§ **Data shown**:
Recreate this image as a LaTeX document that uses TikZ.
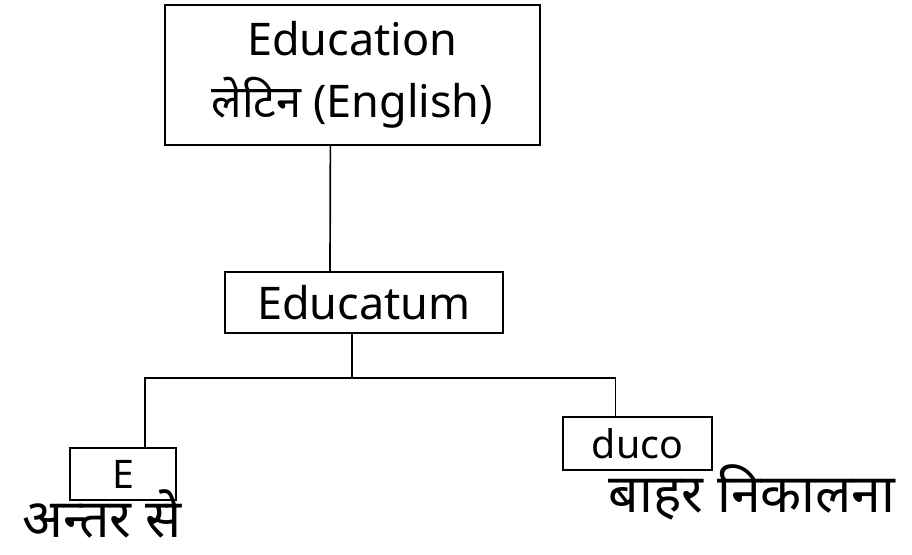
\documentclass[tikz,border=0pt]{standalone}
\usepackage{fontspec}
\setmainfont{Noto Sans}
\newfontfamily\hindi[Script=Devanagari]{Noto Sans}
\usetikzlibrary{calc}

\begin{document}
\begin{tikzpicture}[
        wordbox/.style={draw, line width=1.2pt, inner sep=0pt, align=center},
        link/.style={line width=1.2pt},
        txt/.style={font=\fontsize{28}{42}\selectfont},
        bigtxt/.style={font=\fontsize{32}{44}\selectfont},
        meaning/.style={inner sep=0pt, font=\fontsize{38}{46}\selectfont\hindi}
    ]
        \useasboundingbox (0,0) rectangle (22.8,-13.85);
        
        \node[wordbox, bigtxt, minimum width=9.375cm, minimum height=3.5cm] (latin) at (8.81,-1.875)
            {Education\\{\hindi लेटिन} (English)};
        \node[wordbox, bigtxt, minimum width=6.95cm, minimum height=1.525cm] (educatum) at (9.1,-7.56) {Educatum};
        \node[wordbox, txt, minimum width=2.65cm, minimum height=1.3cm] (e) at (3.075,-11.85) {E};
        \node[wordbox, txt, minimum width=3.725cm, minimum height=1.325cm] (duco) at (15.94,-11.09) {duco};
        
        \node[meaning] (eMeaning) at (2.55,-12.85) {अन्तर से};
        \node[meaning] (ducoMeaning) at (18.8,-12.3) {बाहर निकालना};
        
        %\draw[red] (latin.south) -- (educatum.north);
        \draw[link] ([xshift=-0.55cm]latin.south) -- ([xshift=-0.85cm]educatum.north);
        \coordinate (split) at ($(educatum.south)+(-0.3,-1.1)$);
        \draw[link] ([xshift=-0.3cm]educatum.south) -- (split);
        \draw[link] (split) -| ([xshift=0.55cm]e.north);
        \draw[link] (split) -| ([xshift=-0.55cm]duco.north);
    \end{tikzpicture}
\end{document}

§ **Task requirements**: Each line of the data should be quoted exactly, with pictures left out.

§ **Written answer**:
Recreate this image as a LaTeX document that uses TikZ.
\documentclass[tikz,border=0pt]{standalone}
\usepackage{fontspec}
\setmainfont{Noto Sans}
\newfontfamily\hindi[Script=Devanagari]{Noto Sans}
\usetikzlibrary{calc}

\begin{document}
\begin{tikzpicture}[
        wordbox/.style={draw, line width=1.2pt, inner sep=0pt, align=center},
        link/.style={line width=1.2pt},
        txt/.style={font=\fontsize{28}{42}\selectfont},
        bigtxt/.style={font=\fontsize{32}{44}\selectfont},
        meaning/.style={inner sep=0pt, font=\fontsize{38}{46}\selectfont\hindi}
    ]
        \useasboundingbox (0,0) rectangle (22.8,-13.85);
        
        \node[wordbox, bigtxt, minimum width=9.375cm, minimum height=3.5cm] (latin) at (8.81,-1.875)
            {Education\\{\hindi लेटिन} (English)};
        \node[wordbox, bigtxt, minimum width=6.95cm, minimum height=1.525cm] (educatum) at (9.1,-7.56) {Educatum};
        \node[wordbox, txt, minimum width=2.65cm, minimum height=1.3cm] (e) at (3.075,-11.85) {E};
        \node[wordbox, txt, minimum width=3.725cm, minimum height=1.325cm] (duco) at (15.94,-11.09) {duco};
        
        \node[meaning] (eMeaning) at (2.55,-12.85) {अन्तर से};
        \node[meaning] (ducoMeaning) at (18.8,-12.3) {बाहर निकालना};
        
        %\draw[red] (latin.south) -- (educatum.north);
        \draw[link] ([xshift=-0.55cm]latin.south) -- ([xshift=-0.85cm]educatum.north);
        \coordinate (split) at ($(educatum.south)+(-0.3,-1.1)$);
        \draw[link] ([xshift=-0.3cm]educatum.south) -- (split);
        \draw[link] (split) -| ([xshift=0.55cm]e.north);
        \draw[link] (split) -| ([xshift=-0.55cm]duco.north);
    \end{tikzpicture}
\end{document}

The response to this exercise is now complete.